> What the exercise asks
Will you return, word for word, only the lines from the top of the data below down to and including the one with "Communication Equipment (NCE)</text>"?

> Task material
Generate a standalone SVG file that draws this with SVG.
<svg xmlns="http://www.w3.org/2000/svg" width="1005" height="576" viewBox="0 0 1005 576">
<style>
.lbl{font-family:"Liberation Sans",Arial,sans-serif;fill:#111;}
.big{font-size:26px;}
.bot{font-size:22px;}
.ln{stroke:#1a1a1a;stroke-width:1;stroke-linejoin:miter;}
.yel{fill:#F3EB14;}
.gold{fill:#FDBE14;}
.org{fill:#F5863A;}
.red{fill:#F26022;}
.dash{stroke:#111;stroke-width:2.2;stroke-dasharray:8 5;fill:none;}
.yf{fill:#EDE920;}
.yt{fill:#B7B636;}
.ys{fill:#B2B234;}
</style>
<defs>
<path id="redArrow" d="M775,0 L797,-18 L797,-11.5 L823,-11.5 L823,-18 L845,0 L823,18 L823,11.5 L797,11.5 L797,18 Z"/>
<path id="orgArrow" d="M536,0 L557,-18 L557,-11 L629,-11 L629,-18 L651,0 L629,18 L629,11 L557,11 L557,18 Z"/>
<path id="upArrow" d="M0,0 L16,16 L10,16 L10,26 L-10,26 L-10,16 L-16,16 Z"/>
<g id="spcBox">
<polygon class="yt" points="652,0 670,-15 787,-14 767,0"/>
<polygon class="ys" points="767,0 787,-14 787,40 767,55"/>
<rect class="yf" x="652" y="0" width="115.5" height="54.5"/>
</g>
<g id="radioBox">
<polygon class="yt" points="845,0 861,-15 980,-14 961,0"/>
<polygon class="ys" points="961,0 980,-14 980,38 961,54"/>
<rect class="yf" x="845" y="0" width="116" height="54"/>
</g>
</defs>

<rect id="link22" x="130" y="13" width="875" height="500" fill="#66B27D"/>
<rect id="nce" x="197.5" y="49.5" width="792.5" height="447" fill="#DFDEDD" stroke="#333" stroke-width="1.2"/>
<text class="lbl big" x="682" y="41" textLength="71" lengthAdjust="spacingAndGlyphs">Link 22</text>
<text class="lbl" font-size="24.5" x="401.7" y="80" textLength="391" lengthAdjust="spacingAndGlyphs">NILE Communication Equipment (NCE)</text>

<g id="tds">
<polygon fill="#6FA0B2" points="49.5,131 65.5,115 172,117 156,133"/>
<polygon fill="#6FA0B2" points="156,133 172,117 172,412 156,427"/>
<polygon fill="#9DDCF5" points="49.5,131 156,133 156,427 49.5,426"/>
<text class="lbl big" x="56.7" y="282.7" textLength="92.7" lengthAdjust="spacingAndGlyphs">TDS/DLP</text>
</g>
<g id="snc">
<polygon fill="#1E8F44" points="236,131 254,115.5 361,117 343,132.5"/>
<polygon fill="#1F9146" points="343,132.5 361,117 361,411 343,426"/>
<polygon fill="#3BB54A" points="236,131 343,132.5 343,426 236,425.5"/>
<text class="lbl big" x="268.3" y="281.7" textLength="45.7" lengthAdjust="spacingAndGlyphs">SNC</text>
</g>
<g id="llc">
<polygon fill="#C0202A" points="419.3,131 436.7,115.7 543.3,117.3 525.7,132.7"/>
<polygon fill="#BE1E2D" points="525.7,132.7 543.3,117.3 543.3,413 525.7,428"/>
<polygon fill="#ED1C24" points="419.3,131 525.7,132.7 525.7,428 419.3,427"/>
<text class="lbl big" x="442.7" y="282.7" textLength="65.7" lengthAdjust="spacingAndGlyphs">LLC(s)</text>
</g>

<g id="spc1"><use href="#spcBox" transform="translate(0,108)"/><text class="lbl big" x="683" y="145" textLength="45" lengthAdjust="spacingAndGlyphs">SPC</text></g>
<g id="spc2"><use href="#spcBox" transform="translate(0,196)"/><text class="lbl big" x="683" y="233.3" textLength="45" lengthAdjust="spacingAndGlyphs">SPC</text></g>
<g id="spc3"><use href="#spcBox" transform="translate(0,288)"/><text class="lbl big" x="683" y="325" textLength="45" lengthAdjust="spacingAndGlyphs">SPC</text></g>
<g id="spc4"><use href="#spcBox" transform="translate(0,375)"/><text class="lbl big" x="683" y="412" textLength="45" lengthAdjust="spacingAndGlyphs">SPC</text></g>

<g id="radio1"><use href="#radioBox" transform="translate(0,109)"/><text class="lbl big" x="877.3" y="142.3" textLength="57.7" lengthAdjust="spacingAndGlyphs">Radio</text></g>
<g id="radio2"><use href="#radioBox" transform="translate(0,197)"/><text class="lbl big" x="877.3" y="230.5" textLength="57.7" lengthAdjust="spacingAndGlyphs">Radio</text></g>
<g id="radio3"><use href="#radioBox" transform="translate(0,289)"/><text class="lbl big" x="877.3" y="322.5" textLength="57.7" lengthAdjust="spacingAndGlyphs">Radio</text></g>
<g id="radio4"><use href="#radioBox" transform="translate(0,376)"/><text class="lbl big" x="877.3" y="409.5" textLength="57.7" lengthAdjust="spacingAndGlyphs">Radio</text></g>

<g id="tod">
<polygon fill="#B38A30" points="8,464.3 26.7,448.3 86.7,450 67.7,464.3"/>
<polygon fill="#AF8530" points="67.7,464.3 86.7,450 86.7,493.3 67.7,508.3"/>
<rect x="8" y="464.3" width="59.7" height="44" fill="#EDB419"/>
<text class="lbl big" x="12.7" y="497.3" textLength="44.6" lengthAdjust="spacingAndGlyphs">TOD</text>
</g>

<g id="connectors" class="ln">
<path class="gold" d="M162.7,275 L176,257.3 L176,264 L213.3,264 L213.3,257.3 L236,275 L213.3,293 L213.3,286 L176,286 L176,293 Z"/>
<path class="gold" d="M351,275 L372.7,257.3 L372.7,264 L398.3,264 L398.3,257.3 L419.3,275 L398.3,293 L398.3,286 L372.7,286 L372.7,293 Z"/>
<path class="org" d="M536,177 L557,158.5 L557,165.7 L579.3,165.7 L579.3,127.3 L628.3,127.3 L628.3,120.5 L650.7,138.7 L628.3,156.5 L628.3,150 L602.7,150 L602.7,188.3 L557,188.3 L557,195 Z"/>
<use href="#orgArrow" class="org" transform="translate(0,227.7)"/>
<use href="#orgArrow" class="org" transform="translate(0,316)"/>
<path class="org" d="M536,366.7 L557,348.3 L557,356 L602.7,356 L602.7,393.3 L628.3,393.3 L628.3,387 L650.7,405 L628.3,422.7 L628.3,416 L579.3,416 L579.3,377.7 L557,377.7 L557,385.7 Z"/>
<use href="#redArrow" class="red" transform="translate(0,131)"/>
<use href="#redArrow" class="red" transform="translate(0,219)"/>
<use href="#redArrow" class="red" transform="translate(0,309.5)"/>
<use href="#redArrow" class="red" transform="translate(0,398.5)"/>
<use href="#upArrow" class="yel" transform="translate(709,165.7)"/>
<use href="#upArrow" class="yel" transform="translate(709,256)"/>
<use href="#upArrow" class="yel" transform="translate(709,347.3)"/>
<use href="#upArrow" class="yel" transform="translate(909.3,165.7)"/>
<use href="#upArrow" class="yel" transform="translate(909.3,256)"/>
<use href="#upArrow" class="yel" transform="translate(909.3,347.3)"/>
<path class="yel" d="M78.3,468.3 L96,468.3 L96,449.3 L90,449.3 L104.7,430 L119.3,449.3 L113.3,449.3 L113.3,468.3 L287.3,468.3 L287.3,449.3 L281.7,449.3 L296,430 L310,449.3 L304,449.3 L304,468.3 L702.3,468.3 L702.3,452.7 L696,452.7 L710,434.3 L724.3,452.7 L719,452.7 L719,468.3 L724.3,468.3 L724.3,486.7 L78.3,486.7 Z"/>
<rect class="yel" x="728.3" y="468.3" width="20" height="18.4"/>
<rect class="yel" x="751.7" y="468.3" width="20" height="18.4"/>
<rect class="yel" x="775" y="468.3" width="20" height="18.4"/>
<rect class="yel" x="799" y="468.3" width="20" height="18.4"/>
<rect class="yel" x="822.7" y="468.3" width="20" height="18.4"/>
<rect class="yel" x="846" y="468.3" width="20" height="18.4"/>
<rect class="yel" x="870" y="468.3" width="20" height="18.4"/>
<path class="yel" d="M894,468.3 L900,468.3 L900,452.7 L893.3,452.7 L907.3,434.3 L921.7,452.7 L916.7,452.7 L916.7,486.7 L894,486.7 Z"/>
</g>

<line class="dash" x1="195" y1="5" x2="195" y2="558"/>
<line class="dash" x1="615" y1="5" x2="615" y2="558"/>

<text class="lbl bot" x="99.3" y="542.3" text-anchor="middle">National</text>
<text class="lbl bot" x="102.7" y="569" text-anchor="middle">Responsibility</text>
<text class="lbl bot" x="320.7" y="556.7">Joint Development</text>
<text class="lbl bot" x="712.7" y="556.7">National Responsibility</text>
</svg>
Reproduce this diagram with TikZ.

> Finished task
Generate a standalone SVG file that draws this with SVG.
<svg xmlns="http://www.w3.org/2000/svg" width="1005" height="576" viewBox="0 0 1005 576">
<style>
.lbl{font-family:"Liberation Sans",Arial,sans-serif;fill:#111;}
.big{font-size:26px;}
.bot{font-size:22px;}
.ln{stroke:#1a1a1a;stroke-width:1;stroke-linejoin:miter;}
.yel{fill:#F3EB14;}
.gold{fill:#FDBE14;}
.org{fill:#F5863A;}
.red{fill:#F26022;}
.dash{stroke:#111;stroke-width:2.2;stroke-dasharray:8 5;fill:none;}
.yf{fill:#EDE920;}
.yt{fill:#B7B636;}
.ys{fill:#B2B234;}
</style>
<defs>
<path id="redArrow" d="M775,0 L797,-18 L797,-11.5 L823,-11.5 L823,-18 L845,0 L823,18 L823,11.5 L797,11.5 L797,18 Z"/>
<path id="orgArrow" d="M536,0 L557,-18 L557,-11 L629,-11 L629,-18 L651,0 L629,18 L629,11 L557,11 L557,18 Z"/>
<path id="upArrow" d="M0,0 L16,16 L10,16 L10,26 L-10,26 L-10,16 L-16,16 Z"/>
<g id="spcBox">
<polygon class="yt" points="652,0 670,-15 787,-14 767,0"/>
<polygon class="ys" points="767,0 787,-14 787,40 767,55"/>
<rect class="yf" x="652" y="0" width="115.5" height="54.5"/>
</g>
<g id="radioBox">
<polygon class="yt" points="845,0 861,-15 980,-14 961,0"/>
<polygon class="ys" points="961,0 980,-14 980,38 961,54"/>
<rect class="yf" x="845" y="0" width="116" height="54"/>
</g>
</defs>

<rect id="link22" x="130" y="13" width="875" height="500" fill="#66B27D"/>
<rect id="nce" x="197.5" y="49.5" width="792.5" height="447" fill="#DFDEDD" stroke="#333" stroke-width="1.2"/>
<text class="lbl big" x="682" y="41" textLength="71" lengthAdjust="spacingAndGlyphs">Link 22</text>
<text class="lbl" font-size="24.5" x="401.7" y="80" textLength="391" lengthAdjust="spacingAndGlyphs">NILE Communication Equipment (NCE)</text>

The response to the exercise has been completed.